Via Fatto, Ala Singh was able to forge an alliance with the family of Dayal Das, as per the Kaifiat-i-Bhai Kiyan. During any periods of trouble, Fatto and her husband would visit the family of Dayal Das (known as Bhais) at Bhuchuke village for consultation. Dayal Das had a son named Gurbaksh Singh, who was the founder of Kaithal State and also assisted Ala Singh with the conquests of Boha, Buddhlada, Tobana, and Jamalpur. Through his marriage to Fatto, Ala Singh was connected to her cousin Gurbaksh Singh Kaleke, who helped him with founding the settlement of Patiala. When Bhai Mool Chand asked Ala Singh to donate money to a needy Brahmin, he obtained funds from Mai Fatto in-order to do so. After the donation, Bhai Mool Chand is said to have blessed Ala, which had emboldened him further in his political pursuits, as he already knew about the blessing he had received earlier from Bhai Charan Das.

Until 1761, Ala Singh was against the Afghan invader Ahmad Shah Abdali and assisted the Marathas by providing them grains, however Fatto attempted to relax tensions between them by sending a tribute to Abdali. Yet the tribute was not enough to placate Abdali, who wanted to meet with Ala Singh in-person instead. During the invasions of Ahmad Shah Abdali in the aftermath of the Third Battle of Panipat (1761), Fatto evacuated to safety to Munak in the south of the polity's territory. She organized all the women and children into carts to escape toward Bathinda, which was heavily fortified. Abdali was eager to punish the Patiala chief for aiding the Marathas and thus plundered Barnala, the base of operations of Ala Singh, who by then had also escaped to Munak. During this time, Fatto ordered Biram Dhillon, Bhola Singh, Kahna Mal, and Kashmiri to attempt diplomacy with the Afghans via their representative Shah Wali Khan, the wazir of Abdali. Riding a horse with her grandson, Fatto reached Munak. This paved the way for a personal meeting between Ala Singh and Abdali, which thawed relations between the Afghans and Patiala Sikhs. This meeting allowed the Patiala ruler to be recognized as an independent chief of the region by Abdali and Zain Khan Sirhindi and through a firman passed on 29 March 1761, it was recorded that 726 villages were in Ala Singh's control.

After the conquest of Sirhind by a Sikh coalition in 1764, Ala Singh wanted to occupy Sirhind, yet Mai Fatto advised him not to-do so as the city of Sirhind had a negative reputation in the eyes of other Sikhs due to the events that transpired there involving Guru Gobind Singh's sons and occupying it would lower Ala Singh's prestige.
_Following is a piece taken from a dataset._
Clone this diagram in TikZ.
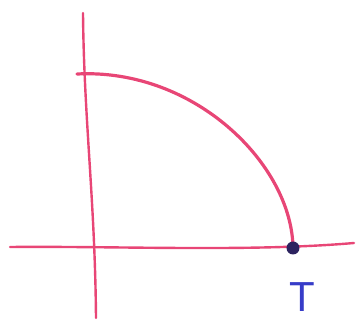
\documentclass[tikz,border=0pt]{standalone}
\usepackage{fontspec}
\setmainfont{Liberation Sans}
\definecolor{penpink}{RGB}{232,70,118}
\definecolor{pendot}{RGB}{45,35,95}
\definecolor{penblue}{RGB}{55,60,200}
\tikzset{
  pen/.style={draw=penpink, line width=3.2pt, line cap=round, line join=round},
  axis/.style={draw=penpink, line width=2.4pt, line cap=round},
  dotmark/.style={circle, fill=pendot, inner sep=0pt, minimum size=13pt},
  lbl/.style={text=penblue, font=\fontsize{42}{42}\selectfont, inner sep=0pt}
}
\begin{document}
\begin{tikzpicture}[x=1pt,y=-1pt]
\useasboundingbox (0,0) rectangle (360,323);
% axes
\coordinate (vtop) at (83,13);
\coordinate (vbot) at (96,318);
\coordinate (hleft) at (10,247);
\coordinate (hright) at (354,243);
\draw[axis] (vtop) .. controls (84,120) and (95,200) .. (vbot);
\draw[axis] (hleft) .. controls (120,246) and (250,252) .. (hright);
% arc
\coordinate (astart) at (77,74);
\coordinate (tpt) at (293,248);
\draw[pen] (astart) .. controls (195,68) and (292,165) .. (tpt);
\node[dotmark] (dot) at (tpt) {};
% label
\node[lbl] (Tl) at (302,297) {T};
\end{tikzpicture}
\end{document}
After the death of Mai Fatto's husband Ala Singh, she installed Amar Singh, who was 18 years old at the time, on the throne of Patiala. Most were not opposed to Amar Singh taking the throne, however Himmat Singh, the half-brother of Amar Singh, protested and took military control of the fort of Bhawanigarh and the surrounding area, with Amar Singh responding by preparing for a military expedition. However, Fatto managed to peacefully settle the differences between Himmat Singh and Amar Singh, with Himmat Singh being permitted to keep his possessions. Fatto lived for nine years as a widow after the death of Ala Singh and died in 1773.

Ala Singh and Fatto had a daughter named Pardhan, who became a religious individual, founding a school (pathshala) at Barnala. Pardhan died in 1789. Bibi Sahib Kaur was Fatto's great-granddaughter.

== Legacy ==
Fatto's story is recounted in Harleen Singh's book The Lost Heer: Women in Colonial Punjab. In Punjab, it is common for girls to be called "Bhain Fatto" or "Mai Fatto" when they exhibit leadership and take the initiative.